### Requirements
Transcribe the material in full. Nothing should differ except that the pictures are left out.

### Recorded information
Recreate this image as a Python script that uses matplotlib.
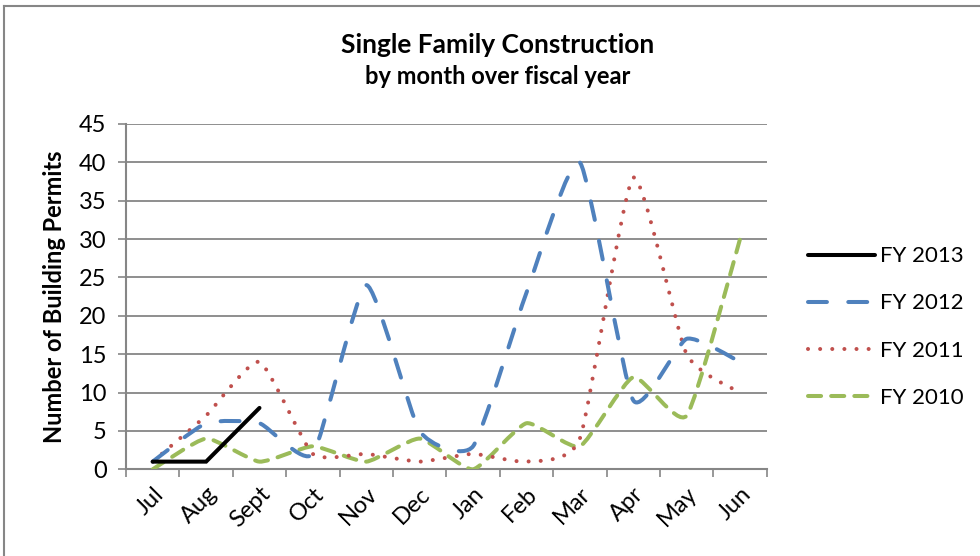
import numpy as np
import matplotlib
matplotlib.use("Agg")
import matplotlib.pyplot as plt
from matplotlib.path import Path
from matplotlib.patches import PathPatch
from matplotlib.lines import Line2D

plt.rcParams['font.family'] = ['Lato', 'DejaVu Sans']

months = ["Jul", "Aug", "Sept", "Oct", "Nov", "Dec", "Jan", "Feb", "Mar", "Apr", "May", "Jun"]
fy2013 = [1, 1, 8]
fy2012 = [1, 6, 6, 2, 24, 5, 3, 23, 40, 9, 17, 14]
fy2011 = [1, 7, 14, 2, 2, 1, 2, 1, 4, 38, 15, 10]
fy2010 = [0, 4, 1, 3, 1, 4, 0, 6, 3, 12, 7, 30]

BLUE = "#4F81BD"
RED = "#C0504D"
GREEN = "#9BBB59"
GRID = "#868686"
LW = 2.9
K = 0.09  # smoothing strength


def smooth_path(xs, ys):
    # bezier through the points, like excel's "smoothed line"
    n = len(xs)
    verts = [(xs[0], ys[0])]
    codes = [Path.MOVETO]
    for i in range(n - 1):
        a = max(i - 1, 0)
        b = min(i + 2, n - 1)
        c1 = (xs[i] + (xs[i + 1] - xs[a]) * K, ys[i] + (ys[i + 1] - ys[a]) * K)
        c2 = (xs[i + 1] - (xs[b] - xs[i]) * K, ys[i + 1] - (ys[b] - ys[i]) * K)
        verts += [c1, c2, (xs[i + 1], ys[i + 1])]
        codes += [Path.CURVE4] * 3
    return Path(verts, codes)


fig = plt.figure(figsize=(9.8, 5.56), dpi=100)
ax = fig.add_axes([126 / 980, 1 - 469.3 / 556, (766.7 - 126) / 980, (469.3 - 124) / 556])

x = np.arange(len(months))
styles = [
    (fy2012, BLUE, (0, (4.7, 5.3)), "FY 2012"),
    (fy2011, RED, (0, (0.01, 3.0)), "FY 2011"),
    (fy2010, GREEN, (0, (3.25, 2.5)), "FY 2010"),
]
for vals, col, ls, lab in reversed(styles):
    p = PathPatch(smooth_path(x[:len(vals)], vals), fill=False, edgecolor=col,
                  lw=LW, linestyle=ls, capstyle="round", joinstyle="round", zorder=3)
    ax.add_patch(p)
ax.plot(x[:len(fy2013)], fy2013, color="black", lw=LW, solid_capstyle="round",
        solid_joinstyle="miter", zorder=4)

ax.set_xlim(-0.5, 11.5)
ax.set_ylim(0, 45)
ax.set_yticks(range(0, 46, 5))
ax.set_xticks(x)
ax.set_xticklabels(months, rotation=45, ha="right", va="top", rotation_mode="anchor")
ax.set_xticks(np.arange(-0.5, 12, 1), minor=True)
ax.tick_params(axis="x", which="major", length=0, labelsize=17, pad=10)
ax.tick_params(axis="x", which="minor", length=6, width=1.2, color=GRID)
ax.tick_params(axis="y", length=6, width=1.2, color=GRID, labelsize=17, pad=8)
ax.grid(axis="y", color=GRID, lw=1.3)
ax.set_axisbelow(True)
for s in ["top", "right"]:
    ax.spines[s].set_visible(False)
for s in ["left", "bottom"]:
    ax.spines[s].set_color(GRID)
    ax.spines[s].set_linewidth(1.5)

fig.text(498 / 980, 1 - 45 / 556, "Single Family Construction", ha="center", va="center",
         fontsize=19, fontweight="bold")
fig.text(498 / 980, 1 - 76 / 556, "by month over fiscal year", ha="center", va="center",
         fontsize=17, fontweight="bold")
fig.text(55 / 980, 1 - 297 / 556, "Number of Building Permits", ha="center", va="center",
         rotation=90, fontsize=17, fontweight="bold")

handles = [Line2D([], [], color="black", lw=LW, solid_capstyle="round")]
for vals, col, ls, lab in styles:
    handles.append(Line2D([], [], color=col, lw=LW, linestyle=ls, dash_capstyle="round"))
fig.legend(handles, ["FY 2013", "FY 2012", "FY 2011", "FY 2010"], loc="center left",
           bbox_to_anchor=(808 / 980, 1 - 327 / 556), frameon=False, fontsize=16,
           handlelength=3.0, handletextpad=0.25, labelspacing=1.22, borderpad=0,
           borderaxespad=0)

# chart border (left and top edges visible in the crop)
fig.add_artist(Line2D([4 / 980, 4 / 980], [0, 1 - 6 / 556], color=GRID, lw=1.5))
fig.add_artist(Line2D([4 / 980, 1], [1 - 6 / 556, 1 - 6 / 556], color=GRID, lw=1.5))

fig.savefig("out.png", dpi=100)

### Correct response
Recreate this image as a Python script that uses matplotlib.
import numpy as np
import matplotlib
matplotlib.use("Agg")
import matplotlib.pyplot as plt
from matplotlib.path import Path
from matplotlib.patches import PathPatch
from matplotlib.lines import Line2D

plt.rcParams['font.family'] = ['Lato', 'DejaVu Sans']

months = ["Jul", "Aug", "Sept", "Oct", "Nov", "Dec", "Jan", "Feb", "Mar", "Apr", "May", "Jun"]
fy2013 = [1, 1, 8]
fy2012 = [1, 6, 6, 2, 24, 5, 3, 23, 40, 9, 17, 14]
fy2011 = [1, 7, 14, 2, 2, 1, 2, 1, 4, 38, 15, 10]
fy2010 = [0, 4, 1, 3, 1, 4, 0, 6, 3, 12, 7, 30]

BLUE = "#4F81BD"
RED = "#C0504D"
GREEN = "#9BBB59"
GRID = "#868686"
LW = 2.9
K = 0.09  # smoothing strength


def smooth_path(xs, ys):
    # bezier through the points, like excel's "smoothed line"
    n = len(xs)
    verts = [(xs[0], ys[0])]
    codes = [Path.MOVETO]
    for i in range(n - 1):
        a = max(i - 1, 0)
        b = min(i + 2, n - 1)
        c1 = (xs[i] + (xs[i + 1] - xs[a]) * K, ys[i] + (ys[i + 1] - ys[a]) * K)
        c2 = (xs[i + 1] - (xs[b] - xs[i]) * K, ys[i + 1] - (ys[b] - ys[i]) * K)
        verts += [c1, c2, (xs[i + 1], ys[i + 1])]
        codes += [Path.CURVE4] * 3
    return Path(verts, codes)


fig = plt.figure(figsize=(9.8, 5.56), dpi=100)
ax = fig.add_axes([126 / 980, 1 - 469.3 / 556, (766.7 - 126) / 980, (469.3 - 124) / 556])

x = np.arange(len(months))
styles = [
    (fy2012, BLUE, (0, (4.7, 5.3)), "FY 2012"),
    (fy2011, RED, (0, (0.01, 3.0)), "FY 2011"),
    (fy2010, GREEN, (0, (3.25, 2.5)), "FY 2010"),
]
for vals, col, ls, lab in reversed(styles):
    p = PathPatch(smooth_path(x[:len(vals)], vals), fill=False, edgecolor=col,
                  lw=LW, linestyle=ls, capstyle="round", joinstyle="round", zorder=3)
    ax.add_patch(p)
ax.plot(x[:len(fy2013)], fy2013, color="black", lw=LW, solid_capstyle="round",
        solid_joinstyle="miter", zorder=4)

ax.set_xlim(-0.5, 11.5)
ax.set_ylim(0, 45)
ax.set_yticks(range(0, 46, 5))
ax.set_xticks(x)
ax.set_xticklabels(months, rotation=45, ha="right", va="top", rotation_mode="anchor")
ax.set_xticks(np.arange(-0.5, 12, 1), minor=True)
ax.tick_params(axis="x", which="major", length=0, labelsize=17, pad=10)
ax.tick_params(axis="x", which="minor", length=6, width=1.2, color=GRID)
ax.tick_params(axis="y", length=6, width=1.2, color=GRID, labelsize=17, pad=8)
ax.grid(axis="y", color=GRID, lw=1.3)
ax.set_axisbelow(True)
for s in ["top", "right"]:
    ax.spines[s].set_visible(False)
for s in ["left", "bottom"]:
    ax.spines[s].set_color(GRID)
    ax.spines[s].set_linewidth(1.5)

fig.text(498 / 980, 1 - 45 / 556, "Single Family Construction", ha="center", va="center",
         fontsize=19, fontweight="bold")
fig.text(498 / 980, 1 - 76 / 556, "by month over fiscal year", ha="center", va="center",
         fontsize=17, fontweight="bold")
fig.text(55 / 980, 1 - 297 / 556, "Number of Building Permits", ha="center", va="center",
         rotation=90, fontsize=17, fontweight="bold")

handles = [Line2D([], [], color="black", lw=LW, solid_capstyle="round")]
for vals, col, ls, lab in styles:
    handles.append(Line2D([], [], color=col, lw=LW, linestyle=ls, dash_capstyle="round"))
fig.legend(handles, ["FY 2013", "FY 2012", "FY 2011", "FY 2010"], loc="center left",
           bbox_to_anchor=(808 / 980, 1 - 327 / 556), frameon=False, fontsize=16,
           handlelength=3.0, handletextpad=0.25, labelspacing=1.22, borderpad=0,
           borderaxespad=0)

# chart border (left and top edges visible in the crop)
fig.add_artist(Line2D([4 / 980, 4 / 980], [0, 1 - 6 / 556], color=GRID, lw=1.5))
fig.add_artist(Line2D([4 / 980, 1], [1 - 6 / 556, 1 - 6 / 556], color=GRID, lw=1.5))

fig.savefig("out.png", dpi=100)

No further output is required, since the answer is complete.